Others will be much more similar to a regular network. Google Cloud Platform looks far more like a traditional network, which is useful for some purposes. I don't know enough about Azure to fill in on that front. OpenStack and Kubernetes have pluggable network layers, so may vary across providers.

When deploying to a cloud or virtualised environment, you'll need to refer to their own documentation to find where it varies from the traditional model.

Summary

Effective network segmentation is complicated, because it requires us to understand the layers making up a network. Errors are common, but you can achieve a high quality segmentation:

  • Effective network segmentation requires that we separate hosts adequately in to local networks, and filter traffic between those networks adequately.
  • Put only similarly trusted hosts together on a local area network. Preferably have an assigned "purpose" to each local network (LAN/VLAN).
  • Route traffic between local area networks using a dedicated router+firewall appliance.
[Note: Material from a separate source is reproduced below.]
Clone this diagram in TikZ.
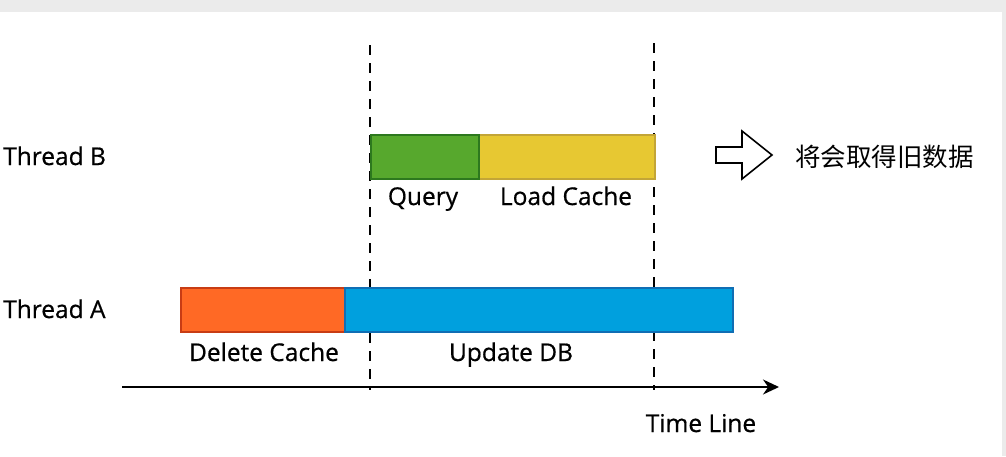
\documentclass[tikz,border=0pt]{standalone}
\usepackage{fontspec}
\setmainfont{Open Sans}
\newfontfamily\lblfont[FakeBold=0.6]{Open Sans}
\newfontfamily\cjkfont{Noto Sans CJK SC}
\usetikzlibrary{arrows.meta}
\definecolor{bandgray}{HTML}{EBEBEB}
\definecolor{qfill}{HTML}{57A82D}
\definecolor{qdraw}{HTML}{2D781E}
\definecolor{lfill}{HTML}{E7C832}
\definecolor{ldraw}{HTML}{C3A537}
\definecolor{dfill}{HTML}{FF6925}
\definecolor{ddraw}{HTML}{C83C14}
\definecolor{ufill}{HTML}{00A0DE}
\definecolor{udraw}{HTML}{106EB4}
\tikzset{
  bar/.style={rectangle, line width=1.6pt, inner sep=0pt, anchor=north west, minimum height=44pt},
  lbl/.style={inner sep=0pt, text height=17pt, text depth=5pt, font=\lblfont\fontsize{24.5}{28}\selectfont},
  guide/.style={line width=1.8pt, dash pattern=on 10pt off 8pt},
  timeline/.style={line width=1.8pt, -{Stealth[length=16pt,width=15pt]}},
}
\begin{document}
\begin{tikzpicture}[x=1pt,y=-1pt]
\fill[bandgray] (0,0) rectangle (1006,456);
\fill[white] (0,12) rectangle (1002,456);
\useasboundingbox (0,0) rectangle (1006,456);
% guides
\coordinate (g1t) at (370,45);
\coordinate (g1b) at (370,390);
\coordinate (g2t) at (654,43);
\coordinate (g2b) at (654,390);
\draw[guide] (g1t) -- (g1b);
\draw[guide] (g2t) -- (g2b);
% thread B
\node[bar, draw=ldraw, fill=lfill, minimum width=176pt] (load) at (478,134) {};
\node[bar, draw=qdraw, fill=qfill, minimum width=108pt] (query) at (370,134) {};
% thread A
\node[bar, draw=ddraw, fill=dfill, minimum width=164pt] (del) at (180,287) {};
\node[bar, draw=udraw, fill=ufill, minimum width=388pt] (upd) at (344,287) {};
% labels
\node[lbl, anchor=west] (tb) at (3,159) {Thread B};
\node[lbl, anchor=west] (ta) at (3,312) {Thread A};
\node[lbl] (ql) at (423,199) {Query};
\node[lbl] (ll) at (566,199) {Load Cache};
\node[lbl] (dl) at (264,355) {Delete Cache};
\node[lbl] (ul) at (511,355) {Update DB};
\node[lbl] (tl) at (701,426) {Time Line};
% timeline
\coordinate (ts) at (122,387);
\coordinate (te) at (779,387);
\draw[timeline] (ts) -- (te);
% hollow arrow
\draw[line width=1.6pt, line join=miter] (716,147) -- (742,147) -- (742,131) -- (772,155) -- (742,179) -- (742,163) -- (716,163) -- cycle;
\node[inner sep=0pt, anchor=west, font=\cjkfont\fontsize{25.5}{30}\selectfont] (res) at (795,157) {将会取得旧数据};
\end{tikzpicture}
\end{document}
Use an allow-list set of firewall rules, limiting the traffic which is permitted to be forwarded between networks.
  • Be very cautious about connecting devices to multiple local networks.
  • Consider using host-based firewalls, which allow filtering of local traffic. There are some central management tools available these days to help with this.
  • Ensure that trunking, as well as switch discovery protocols such as LLDP, CDP, are only enabled where necessary. Be aware they may be enabled by default.


Nice write up dude! As the original author of the network segmentation and separation control, there are definitely gaps in the guidance. This makes a great deeper dive, especially for those that are responsible for actually designing/implementing the work.